Fractional Factorial Design

A fractional factorial design is an experimental design (DoE) used to examine the effects of multiple factors (variables) on a response variable. This approach reduces the effort and cost of experiments by analyzing only a subset of the possible combinations of factor levels, instead of testing all combinations as in a full factorial design.

In a full factorial design, all possible combinations of factor levels are tested comprehensively. In contrast, a fractional factorial design deliberately omits specific combinations. This leads to a reduction in the number of required trials, thereby lowering effort and costs, but also results in a reduced amount of information gathered.

Fractional Factorial vs Full Factorial Designs

In a full factorial design, all possible combinations of factor levels are tested comprehensively. In contrast, a fractional factorial design strategically omits certain combinations. This approach reduces the required number of experiments, thus lowering effort and cost, but also results in a reduced amount of information.

Suppose we want to determine which factors influence the frictional torque of a bearing. The frictional torque is our response variable. Potential factors could be lubrication, temperature, and bearing material. Lubrication might have levels such as oil and grease. Temperature could be categorized as low and high, and bearing material as steel and ceramic.

In a full factorial design, we would test all possible combinations of factor levels. This allows us not only to determine whether individual factors affect the frictional torque but also to identify any interaction effects between the factors.

As the number of factors increases, the number of required experiments in full factorial designs grows exponentially, significantly increasing the effort involved. With more than 4-6 factors, conducting a full factorial design often becomes impractical due to the high number of experiments needed. In such cases, screening approaches like fractional factorial designs offer an efficient alternative. These designs focus on identifying the most important main effects and interactions while significantly reducing the number of required experiments.

Resolution

Reducing the number of experiments in fractional factorial designs naturally comes with some information loss. The so-called resolution of these designs is lower, meaning not all interactions can be examined.

What does this mean in practice?
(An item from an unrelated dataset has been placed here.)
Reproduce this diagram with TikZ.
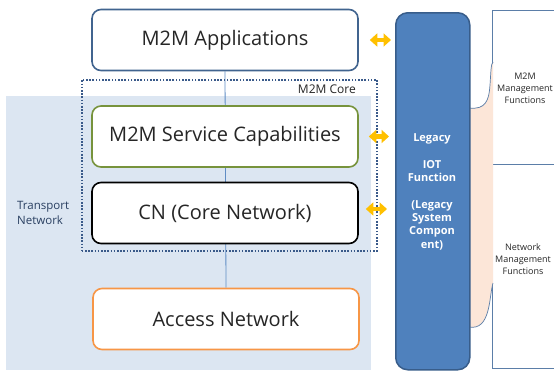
\documentclass[tikz,border=0pt]{standalone}
\usepackage{fontspec}
\setmainfont{Open Sans}
\usetikzlibrary{arrows.meta,backgrounds,calc}
\definecolor{tbg}{HTML}{DCE6F2}
\definecolor{appc}{HTML}{41648F}
\definecolor{svcc}{HTML}{77933C}
\definecolor{accc}{HTML}{F79646}
\definecolor{legfill}{HTML}{4F81BD}
\definecolor{legdraw}{HTML}{385D8A}
\definecolor{peach}{HTML}{FCE6D8}
\definecolor{arry}{HTML}{FFC000}
\definecolor{corec}{HTML}{3A5A8A}
\definecolor{rectc}{HTML}{5B7EA8}
\definecolor{linec}{HTML}{5F8CC4}
\definecolor{txtc}{HTML}{262626}
\begin{document}
\begin{tikzpicture}[x=1pt,y=-1pt,
  box/.style={draw, line width=1.6pt, rounded corners=9pt, fill=white,
    minimum width=266pt, minimum height=61pt, inner sep=0pt, text=txtc,
    font=\fontsize{20}{23}\selectfont},
  sidetext/.style={font=\fontsize{9}{12.2}\selectfont, align=center, inner sep=0pt, text=txtc},
  dbl/.style={arry, line width=4.2pt,
    {Triangle[width=13pt,length=7.5pt]}-{Triangle[width=13pt,length=7.5pt]},
    shorten <=11pt, shorten >=4pt}]
\useasboundingbox (0,0) rectangle (554,370);

% transport network background
\node[minimum width=365pt, minimum height=274pt, inner sep=0pt, anchor=north west] (transport) at (6,96) {};
\node[anchor=north west, align=left, inner sep=0pt, font=\fontsize{11.5}{15}\selectfont, text=corec!70!black] (tlabel) at (17,201) {Transport\\Network};

% M2M core dotted frame
\node[draw=corec, line width=1.6pt, dash pattern=on 1.6pt off 1.6pt, minimum width=295pt, minimum height=171pt, inner sep=0pt, anchor=north west] (core) at (81,79) {};
\node[font=\fontsize{12}{14}\selectfont, anchor=north east, inner sep=0pt, text=txtc] (corelabel) at (356,85) {M2M Core};

% main boxes
\node[box, draw=appc] (app) at (225,40) {M2M Applications};
\node[box, draw=svcc] (svc) at (225,136.5) {M2M Service Capabilities};
\node[box, draw=black] (cn) at (225,213) {CN (Core Network)};
\node[box, draw=accc] (acc) at (226,319) {Access Network};

\begin{pgfonlayer}{background}
\fill[white] (0,0) rectangle (554,370);
\fill[tbg] (transport.north west) rectangle (transport.south east);
\draw[linec, line width=0.8pt] (app.south) -- (acc.north);
\end{pgfonlayer}

% right rectangles
\node[draw=rectc, line width=0.8pt, fill=white, minimum width=80pt, minimum height=154pt, inner sep=0pt, anchor=north west] (mgmt) at (492,10) {};
\node[draw=rectc, line width=0.8pt, fill=white, minimum width=80pt, minimum height=204pt, inner sep=0pt, anchor=north west] (netm) at (492,164) {};
\node[sidetext] (mgmtlabel) at (525,88) {M2M\\Management\\Functions};
\node[sidetext] (netmlabel) at (523,259) {Network\\Management\\Functions};

% peach brace
\fill[peach] (469,108) .. controls (486,110) and (489,100) .. (490,85)
  .. controls (491,70) and (491,64) .. (493,62) -- (493,283)
  .. controls (489,296) and (491,331) .. (469,327) -- cycle;
\draw[rectc, line width=0.7pt] (469,108) .. controls (486,110) and (489,100) .. (490,85)
  .. controls (491,70) and (491,64) .. (493,62);
\draw[rectc, line width=0.7pt] (493,283) .. controls (489,296) and (491,331) .. (469,327);

% legacy column
\node[draw=legdraw, line width=1.5pt, fill=legfill, rounded corners=12pt, minimum width=74pt, minimum height=357pt, inner sep=0pt, anchor=north west] (legacy) at (395,12) {};
\node[text=white, font=\bfseries\fontsize{11}{13.3}\selectfont, align=center, inner sep=0pt] (legtext) at (432,192) {Legacy\\[13.3pt]IOT\\Function\\[13.3pt](Legacy\\System\\Compon\\ent)};

% yellow double arrows
\draw[dbl] (app.east) -- (app.east -| legacy.west);
\draw[dbl, shorten <=10pt, shorten >=6pt] (svc.east) -- (svc.east -| legacy.west);
\draw[dbl, shorten <=7pt, shorten >=8pt] (cn.east |- 0,209) -- (legacy.west |- 0,209);
\end{tikzpicture}
\end{document}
In a full factorial design, all interactions, i.e., all possible combinations of factors, are considered. However, with a large number of factors, the number of interactions quickly becomes substantial. For instance, with five factors (A, B, C, D, and E), interactions can occur between two factors, three factors, four factors, and even all five factors.

The key question, therefore, is: Do we need to investigate all interactions, or can the resolution be reduced to focus on the most essential effects? A fractional factorial design provides this simplification by examining a selection of the most relevant effects, thereby reducing the number of experiments.
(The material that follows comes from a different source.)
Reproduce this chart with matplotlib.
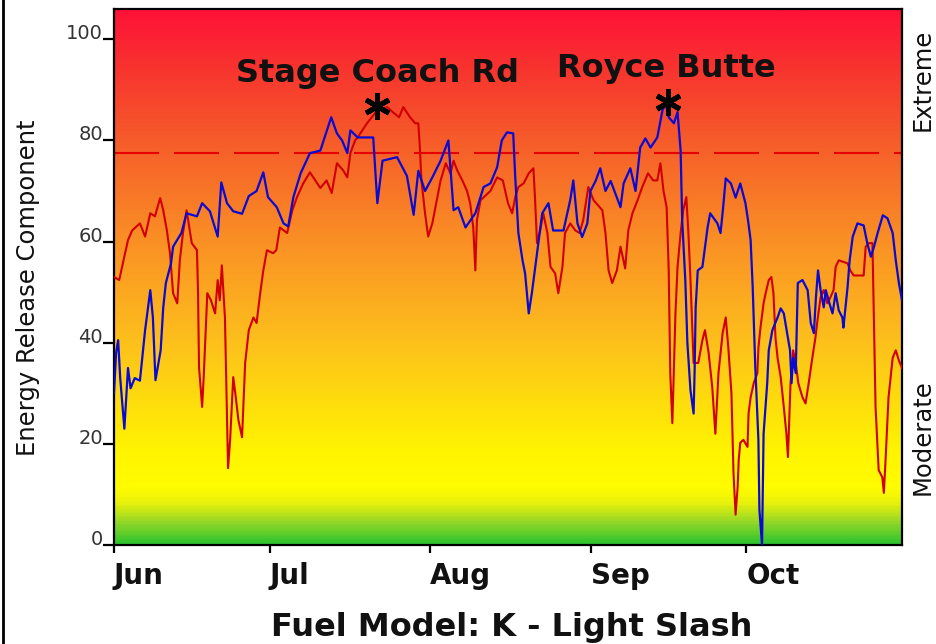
"""ERC season chart: two stations over a danger-class colour ramp."""

import matplotlib
matplotlib.use("Agg")
import matplotlib.pyplot as plt
import numpy as np
from matplotlib.colors import LinearSegmentedColormap
from matplotlib.lines import Line2D

plt.rcParams["font.family"] = ["DejaVu Sans"]

# x = days since 1 June, y = Energy Release Component
stage_days = [0, 1.0, 2.0, 2.7, 3.5, 5.0, 6.0, 7.0, 7.9, 8.9, 9.5, 10.2, 10.8, 11.4,
              12.2, 12.7, 13.3, 14.0, 15.0, 16.0, 16.2, 16.4, 17.0, 17.3, 18.0, 18.7,
              19.5, 20.0, 20.4, 20.8, 21.4, 21.8, 22.0, 22.4, 23.0, 23.4, 24.0, 24.7,
              25.3, 26.0, 26.9, 27.5, 28.2, 28.8, 29.5, 30.7, 31.3, 32.0, 33.4, 34.4,
              35.3, 36.5, 37.8, 39.8, 41.0, 42.0, 43.0, 44.2, 45.0, 45.6, 46.5, 47.0,
              48.8, 50.8, 52.7, 54.0, 55.0, 55.8, 57.1, 58.1, 58.7, 59.0, 59.3, 60.0,
              60.6, 61.4, 62.0, 63.0, 64.0, 64.9, 65.5, 66.2, 67.2, 68.1, 68.7, 69.3,
              69.7, 70.0, 70.7, 72.6, 73.9, 75.0, 76.0, 76.8, 77.4, 78.0, 79.0, 80.0,
              80.9, 81.2, 81.6, 82.2, 82.8, 83.6, 84.2, 85.1, 85.7, 86.5, 87.0, 88.0,
              89.0, 89.8, 90.5, 91.5, 92.5, 94.2, 94.8, 95.4, 96.1, 97.0, 97.7, 98.6,
              99.2, 100.0, 101.0, 101.9, 103.0, 104.0, 104.8, 105.4, 106.0, 106.6,
              107.0, 107.3, 107.7, 108.3, 108.7, 109.3, 109.8, 110.4, 110.8, 111.2,
              111.8, 112.7, 113.5, 114.0, 114.7, 115.4, 116.0, 116.6, 117.4, 118.0,
              118.5, 119.1, 119.5, 119.9, 120.3, 120.5, 120.8, 121.4, 122.2, 122.4,
              122.8, 123.4, 124.1, 124.3, 124.7, 125.3, 125.7, 126.3, 126.8, 127.2,
              127.6, 128.0, 128.6, 129.2, 129.7, 130.0, 130.5, 131.0, 131.5, 132.0,
              132.8, 133.4, 134.0, 134.7, 135.3, 135.7, 136.3, 136.9, 137.6, 138.2,
              138.8, 139.2, 139.8, 141.5, 142.0, 142.7, 144.6, 145.0, 145.6, 146.3,
              146.5, 146.9, 147.5, 148.2, 148.5, 148.8, 149.4, 150.2, 150.8, 151.4,
              152.0]
stage_erc = [53, 52.4, 57, 60.3, 62.2, 63.6, 61, 65.6, 65, 68.6, 66.2, 62.2, 57.7, 49.8,
             47.8, 56.3, 61.7, 66.2, 59.7, 58.3, 50.4, 35.2, 27.3, 33.2, 49.8, 48.4,
             45.8, 52.4, 48.4, 55.3, 45, 25.3, 15.2, 20.8, 33.2, 30, 24.7, 21.3,
             36, 42.5, 45, 43.9, 49.8, 54.3, 58.3, 57.7, 58.3, 62.8, 61.7, 66.2,
             68.8, 71.5, 73.7, 70.6, 72.1, 69.6, 75.5, 74.1, 72.7, 77.5, 80, 80.6,
             83.4, 86, 86.6, 85.4, 84.6, 86.6, 84.6, 83.4, 83.4, 78.6, 72.1, 65.6,
             61, 63.6, 66.8, 72.1, 75.5, 73.5, 76, 74.1, 72.1, 70, 67.6, 62.8,
             54.3, 64.2, 68.2, 70, 72.7, 72.1, 67.6, 65.6, 68.8, 70.8, 71.5, 73.5,
             74.5, 68.8, 59.7, 62.2, 65.6, 61.7, 55, 53.7, 49.8, 55, 61.7, 63.6,
             62.2, 61.7, 64.2, 70.8, 68.2, 66.2, 61.7, 54.3, 51.8, 54.3, 59, 54.7,
             62.2, 65.6, 68.2, 70.8, 73.5, 72.1, 72.1, 75.5, 70, 66.8,
             54.3, 34, 24.1, 45.8, 55, 61.7, 66.2, 68.8, 61.7, 52.4,
             36, 36, 40.5, 42.5, 38, 31.2, 22, 34, 41.9, 45,
             39, 30, 14.2, 6, 11.5, 16.8, 20.2, 20.8, 19.4, 26,
             29.2, 32, 34, 39, 43, 47.8, 49.8, 52.4, 53, 49.8,
             41, 37, 33.2, 27.3, 22, 17.4, 32, 38.5, 36, 32,
             29.2, 28, 32, 37, 41, 44.5, 49, 50.4, 47.8, 49,
             50.4, 55, 56.3, 55.7, 54.3, 53.3, 53.3, 59, 59.7, 59.7,
             49, 27.3, 14.8, 13.4, 10.3, 16.2, 29.2, 37, 38.5, 36.5,
             35]

royce_days = [0, 0.4, 0.8, 1.2, 2.0, 2.7, 3.2, 4.0, 5.0, 5.6, 6.0, 7.0, 7.5, 8.0, 9.0,
              9.5, 10.0, 11.0, 11.4, 13.0, 14.0, 16.0, 17.0, 18.5, 20.0, 20.7, 21.8,
              23.0, 24.7, 26.0, 27.5, 28.8, 29.7, 31.4, 32.7, 33.6, 34.6, 36.0, 37.8,
              39.8, 41.9, 43.0, 44.0, 45.0, 45.6, 47.0, 50.0, 50.8, 51.8, 54.6, 56.5,
              57.8, 58.7, 60.0, 61.4, 63.0, 64.5, 65.5, 66.4, 67.8, 69.7, 71.3, 72.6,
              73.9, 74.8, 75.8, 77.0, 77.4, 78.0, 78.8, 79.3, 80.0, 80.6, 81.6, 82.6,
              83.8, 84.7, 86.7, 88.0, 88.6, 89.4, 90.3, 91.3, 91.9, 92.9, 93.8, 94.8,
              95.8, 97.7, 98.3, 99.6, 100.6, 101.5, 102.5, 103.5, 104.8, 105.8, 106.4,
              107.0, 108.0, 108.7, 109.3, 109.6, 110.2, 110.6, 111.2, 111.8, 112.0,
              112.2, 112.6, 113.5, 114.5, 115.0, 116.4, 117.0, 117.5, 118.0, 119.0,
              119.9, 120.8, 121.8, 122.3, 122.8, 123.2, 123.7, 124.3, 124.5, 125.0,
              125.3, 126.0, 126.3, 127.0, 128.0, 128.6, 129.2, 130.0, 130.4, 130.7,
              131.0, 131.5, 131.9, 132.8, 133.8, 134.4, 135.0, 135.4, 135.8, 136.3,
              136.9, 137.3, 138.0, 138.6, 139.2, 139.8, 140.5, 140.7, 141.5, 141.9,
              142.5, 143.4, 144.6, 145.3, 146.0, 146.6, 147.3, 148.3, 149.2, 150.2,
              150.8, 151.4, 152.0]
royce_erc = [30, 38, 40.5, 33, 23, 35, 31, 33, 32.5, 38.5, 42.5, 50.4, 45, 32.6, 38.5,
             47, 51.8, 55.7, 59, 61.7, 65.6, 65, 67.6, 66, 61, 71.7, 67.6,
             66, 65.5, 69, 70, 73.7, 68.8, 66.8, 63.6, 63, 68.8, 73.5, 77.5,
             78, 84.6, 81.4, 80, 77.5, 82, 80.6, 80.6, 67.6, 76, 76.7, 73,
             65.3, 74, 70, 72.7, 76, 80, 66.2, 66.8, 62.8, 65.6, 70.8, 71.5,
             74.7, 80, 81.6, 81.4, 72.7, 61.7, 56.3, 53.7, 45.8, 49.8, 57.7, 65.6,
             67.6, 62.2, 62.2, 68.2, 72.1, 63.6, 60.9, 63.6, 70, 72, 74.5, 70,
             72, 66.8, 71.5, 74.5, 70, 78.6, 80.4, 78.6, 80.6, 86, 87.3,
             84.6, 83.4, 85.6, 78, 64.2, 52.4, 40, 30.6, 26, 34.6,
             47, 54.3, 55, 62.8, 65.6, 63.6, 61.7, 66.8, 72.5, 71.5,
             68.7, 71.5, 67.6, 64.2, 60.3, 51, 35.2, 20.8, 6.9, 0,
             22, 32, 38.5, 42.5, 45, 46.8, 45.8, 41, 38.5, 32,
             37, 34, 51.8, 52.4, 50.4, 43.9, 41.9, 49, 54.3, 50.4,
             47, 50.4, 47.8, 45.8, 49.8, 46.4, 45, 43, 51, 56.3,
             61, 63.6, 63.2, 59.7, 57, 59, 61.7, 65.2, 64.6, 61.7,
             56.3, 51.8, 48.4]

month_days = [0, 30, 61, 92, 122]
month_labels = ["Jun", "Jul", "Aug", "Sep", "Oct"]
erc_ticks = [0, 20, 40, 60, 80, 100]
threshold_erc = 77.6
stage_peak = (50.8, 86.8)
royce_peak = (106.8, 87.7)

# background ramp: green -> yellow -> orange -> red, keyed on ERC value
ramp_stops = [(0, "#2fc42f"), (4, "#8fd628"), (8, "#e8f10c"), (11, "#fffc00"),
              (18, "#fff500"), (40, "#fdc01c"), (60, "#fa9025"), (80, "#f65c2a"),
              (95, "#f8322f"), (106, "#ff1238")]
ymax = 106
xmax = 152

cmap = LinearSegmentedColormap.from_list(
    "erc", [(v / ymax, c) for v, c in ramp_stops])

fig = plt.figure(figsize=(9.36, 6.44), dpi=100)
ax = fig.add_axes([114 / 936, 1 - 545 / 644, 788 / 936, 536 / 644])

ramp = np.linspace(0, ymax, 400).reshape(-1, 1)
ax.imshow(ramp, cmap=cmap, extent=(0, xmax, 0, ymax), origin="lower",
          aspect="auto", zorder=0, vmin=0, vmax=ymax)

ax.axhline(threshold_erc, color="#e60000", lw=1.5, dashes=(21.6, 7.2), zorder=2)
ax.plot(stage_days, stage_erc, color="#d00000", lw=1.5, zorder=3)
ax.plot(royce_days, royce_erc, color="#0a0ad2", lw=1.6, zorder=4)

for (d, v) in (stage_peak, royce_peak):
    ax.plot(d, v, marker=(6, 2, 0), ms=19, mew=3.6, color="black", zorder=6)

ax.text(50.8, 91.5, "Stage Coach Rd", ha="center", va="baseline",
        fontsize=23, fontweight="bold", color="#111111", zorder=7)
ax.text(106.6, 92.6, "Royce Butte", ha="center", va="baseline",
        fontsize=23, fontweight="bold", color="#111111", zorder=7)

ax.set_xlim(0, xmax)
ax.set_ylim(0, ymax)
ax.set_xticks(month_days)
ax.set_xticklabels(month_labels, ha="left", fontsize=20, fontweight="bold",
                   color="#111111")
ax.set_yticks(erc_ticks)
ax.set_yticklabels([str(v) for v in erc_ticks], va="baseline", fontsize=14,
                   color="#333333")
ax.tick_params(axis="x", direction="out", length=6, width=1.6, pad=6)
ax.tick_params(axis="y", direction="out", length=8, width=1.6, pad=0)

for sp in ax.spines.values():
    sp.set_linewidth(1.6)
    sp.set_color("black")

ax.set_ylabel("Energy Release Component", fontsize=17.5, color="#111111")
ax.yaxis.set_label_coords(-0.094, 0.48)

fig.text(923 / 936, 1 - 80 / 644, "Extreme", rotation=90, ha="center",
         va="center", fontsize=17.5, color="#111111")
fig.text(923 / 936, 1 - 437 / 644, "Moderate", rotation=90, ha="center",
         va="center", fontsize=17.5, color="#111111")

# the original crops the descenders; keep the whole title inside the canvas
fig.text(512 / 936, 8 / 644, "Fuel Model: K - Light Slash", ha="center",
         va="baseline", fontsize=23, fontweight="bold", color="#111111")

# left edge of the original screenshot frame
fig.add_artist(Line2D([3 / 936, 3 / 936], [0, 1], transform=fig.transFigure,
                      color="black", lw=2))

fig.savefig("out.png", dpi=100, facecolor="white")
plt.close(fig)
The extent to which the number of experiments can be reduced in favor of a lower resolution can be seen in this table. The full factorial designs are represented along the diagonal.

For example, with six factors, a full factorial design would require at least 64 experiments.

However, if we choose a fractional factorial design with a resolution of 6, the required number of experiments is reduced to 32.

At a resolution of 4, only 16 experiments are needed, and with a resolution of 3, the number of experiments decreases to just 8.

What Do Resolutions Mean?

In fractional factorial designs, interactions are combined or confounded with other interactions or factors. An example is a design with the so-called generator I = ABCD. This generator indicates which effects are confounded with one another.

Without delving into detailed calculation rules, factors can be freely moved to the left or right side of the equals sign. From the generator I = ABCD, seven combinations can be derived.

In the first case, we can see that the main effect of factor A is confounded with the interaction of factors B, C, and D. 'Confounded' means that after conducting the experiments, it is not possible to distinguish whether the measured effect comes from factor A or from the interaction of factors B, C, and D. Similarly, each other main effect is confounded with an interaction of the remaining three factors. Additionally, interactions between pairs of factors are confounded with interactions between other pairs of factors. For example, the interaction of factors A and B is confounded with the interaction of factors C and D.

Resolution 3

With a resolution of 3, main effects may be confounded with two-factor interactions, such as the main effect of factor A with the interaction between factors B and C.

Experimental designs with a resolution of 3 should therefore be viewed as critical, as it becomes difficult to separate main effects from interactions. They should only be used when the two-factor interactions are significantly smaller than the main effects of the individual factors. It is not enough simply to ignore the interactions; otherwise, two-factor interactions could significantly distort the results of a main effect.

Resolution 4

Experiments with a resolution of 4 are considerably less critical. In this case, two-factor interactions do not distort the main effect. Two-factor interactions are only confounded with other two-factor interactions, or a main effect is only confounded with a three-factor interaction.

Resolution 5

Designs with a resolution of 5 are considered non-critical. Main effects are not confounded with three-factor or lower interactions. Similarly, two-factor interactions are not confounded with other two-factor interactions. Instead, two-factor interactions are only confounded with three-factor interactions, and main effects are only confounded with four-factor interactions, both of which are generally negligible.